Historia tłumaczeń jest długa jak świat. Początkowo dość zabawna, dopiero z czasem można zacząć traktować ją na poważnie..
Tłumacz z nadprzyrodzonymi zdolnościami
Nie od zawsze szkolono tłumaczy. Przez wieki uważano, że sztuka tłumaczenia to swego rodzaju nadprzyrodzona umiejętność, nie do nabycia… zabawne prawda? Też się uśmiałam.. Panowało przekonanie, że tłumaczem trzeba się urodzić, co oznaczałoby tyle co posiadać super moce.
Nawet jeszcze w drugiej połowie XIX wieku, kiedy miejsce miała rewolucja przemysłowa i nieustannie wzrastało zapotrzebowanie na profesjonalne tłumaczenia techniczne, wierzono, że jest to sztuka, którą można opanować metodą prób i błędów.

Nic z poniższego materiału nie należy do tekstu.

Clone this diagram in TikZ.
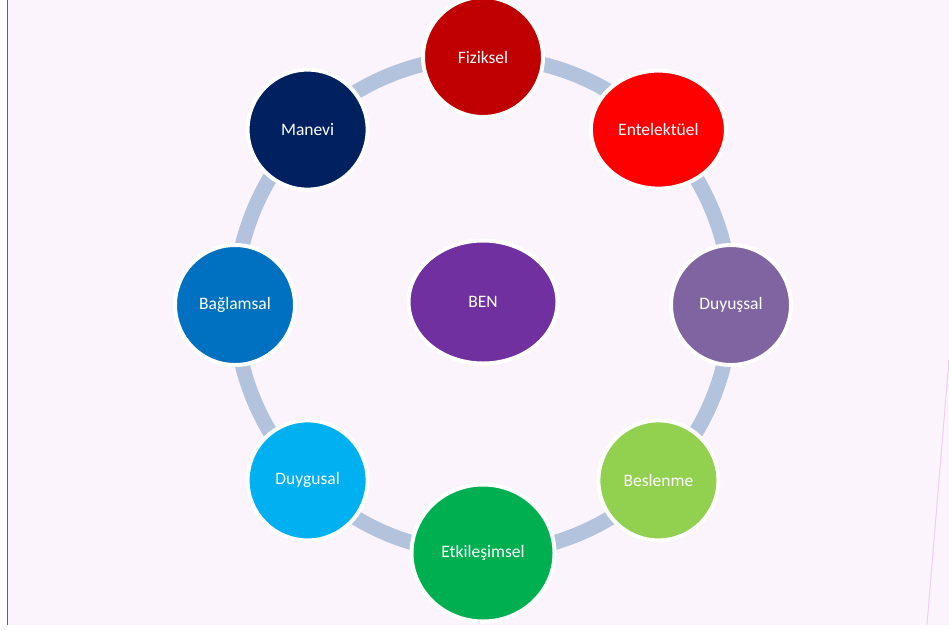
\documentclass[tikz,border=0pt]{standalone}
\usepackage{fontspec}
\setmainfont{Carlito}
\usetikzlibrary{shapes.geometric}
\definecolor{bgpink}{HTML}{FBF4FC}
\definecolor{edgepurple}{HTML}{8E3FAE}
\definecolor{edgepink}{HTML}{F0CCF2}
\definecolor{ringblue}{HTML}{B3C3DE}
\definecolor{cFiz}{HTML}{C00000}
\definecolor{cEnt}{HTML}{FF0000}
\definecolor{cDuy}{HTML}{8064A2}
\definecolor{cBes}{HTML}{92D050}
\definecolor{cEtk}{HTML}{00B050}
\definecolor{cDug}{HTML}{00B0F0}
\definecolor{cBag}{HTML}{0070C0}
\definecolor{cMan}{HTML}{002060}
\definecolor{cBen}{HTML}{7030A0}
\tikzset{
  bubble/.style={ellipse, draw=white, line width=4pt, inner sep=0pt,
    text=white, font=\fontsize{17.5}{20}\selectfont,
    minimum width=120pt, minimum height=120pt},
}
\begin{document}
\begin{tikzpicture}[x=1pt,y=-1pt]
\useasboundingbox (0,0) rectangle (949,630);
\fill[white] (0,0) rectangle (949,630);
\fill[bgpink] (7.5,0) rectangle (949,624.5);
\draw[edgepurple, line width=1.3pt] (7.5,0) -- (7.5,624.5);
\draw[edgepink, line width=1pt] (949,360) -- (927,624.5);
% ring
\draw[ringblue, line width=15pt] (483,305) circle[radius=248];
% nodes
\node[bubble, fill=cFiz] (fiz) at (483,57) {Fiziksel};
\node[bubble, fill=cEnt, minimum width=135pt, minimum height=118pt] (ent) at (658.4,129.6) {Entelektüel};
\node[bubble, fill=cDuy] (duy) at (731,305) {Duyuşsal};
\node[bubble, fill=cBes] (bes) at (658.4,480.4) {Beslenme};
\node[bubble, fill=cEtk, minimum width=143pt, minimum height=137pt] (etk) at (483,553) {Etkileşimsel};
\node[bubble, fill=cDug] (dug) at (307.6,480.4) {Duygusal};
\node[bubble, fill=cBag] (bag) at (235,305) {Bağlamsal};
\node[bubble, fill=cMan] (man) at (307.6,129.6) {Manevi};
\node[bubble, fill=cBen, minimum width=149pt, minimum height=123pt] (ben) at (483,302) {BEN};
\end{tikzpicture}
\end{document}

Były to czasy wielu konferencji, głównie związanych z rozwojem kolejnictwa, podczas których tłumaczyli „samouki”. Ile powodowało to błędów, kto był specjalistą a komu tylko tak się wydawało nie wiadomo.
Jednak potrzeba kształcenia tłumaczy stała się z czasem koniecznością. W latach czterdziestych zaczęły powstawać pierwsze szkoły kształcenia tłumaczy. Pierwsza taka szkoła w Europie to Szkoła Tłumaczenia Uniwersytetu Genewskiego. Założono ją stosunkowo niedawno, bo w 1941 roku.
Pierwsza szkoła dla tłumaczy w Polsce powstała w Warszawie w 1963 roku. Było to Wyższe Studium języków Obcych Uniwersytetu Warszawskiego przekształcone później w Instytut Lingwistyki Stosowanej.
Od tamtej pory powstawały coraz to nowe szkoły kształcenia tłumaczy. Dziś niemal każdy uniwersytet czy szkoła wyższa posiada kierunek kształcenia tłumaczy. Niestety wraz z ilością powstałych placówek można mówić o pogorszeniu się jakości nauczania. W chwili obecnej jest wiele prestiżowych i uznawanych uczelni, jest też jednak sporo placówek, które nie cieszą się dobrą opinią.
Międzynarodowa Federacja tłumaczy
W czasie X Kongresu FIT w Wiedniu podjęto rezolucję dotyczącą zawodu tłumacza przysięgłego na arenie międzynarodowej. Uznano, że istnieje konieczność ujednolicenia warunków kształcenia i egzaminowania tłumaczy przysięgłych. Zaniedbanie tego obowiązku może być tragiczne w skutkach, gdyż może doprowadzić do nieprawidłowości w postępowaniu sądowym.
Może to doprowadzić np. do skazania niewinnej osoby. Stworzono więc grupę ekspertów, która miała kontrolować sytuację w różnych krajach.
Wiele osób zapomina o fakcie, że kształcenie tłumaczy wymaga osobnego kierunku szkolenia. Sama znajomość języka nie wystarczy, aby być dobrym tłumaczem. Potrzebny jest do tego odpowiedni kierunek kształcenia zawodowego. W przeciwnym razie na rynku pojawiać się będą rzekomi tłumacze nie posiadający ani wiedzy ani kwalifikacji do wykonywania zawodu tłumacza.
Historia tłumaczeń, początki zawodu, które dziś wydają się nam zabawne, ale też niepojęte, powinny dać do myślenia przyszłym adeptom zawodu.
Niezależnie więc, czy planujesz zostać tłumaczem przysięgłym czy specjalistycznym musisz mieć świadomość, że ukończone studia językowe nie są dla Ciebie wystarczającym źródłem wiedzy. Nauczyłeś/ nauczyłaś się podczas nich języka a nie sztuki tłumaczenia.
Dlatego tak ważnym jest, aby zajmować się tłumaczeniami profesjonalnie a nie z doskoku. Jeśli chcesz dorobić sobie kilka złotych nie mając wystarczającej wiedzy a jedynie znajomość języka nie powinieneś zrezygnować z wykonywania tłumaczeń. Tylko wykształcony i przede wszystkim nieustannie kształcący się tłumacz może wykonać profesjonalne tłumaczenie niemieckie czy inne.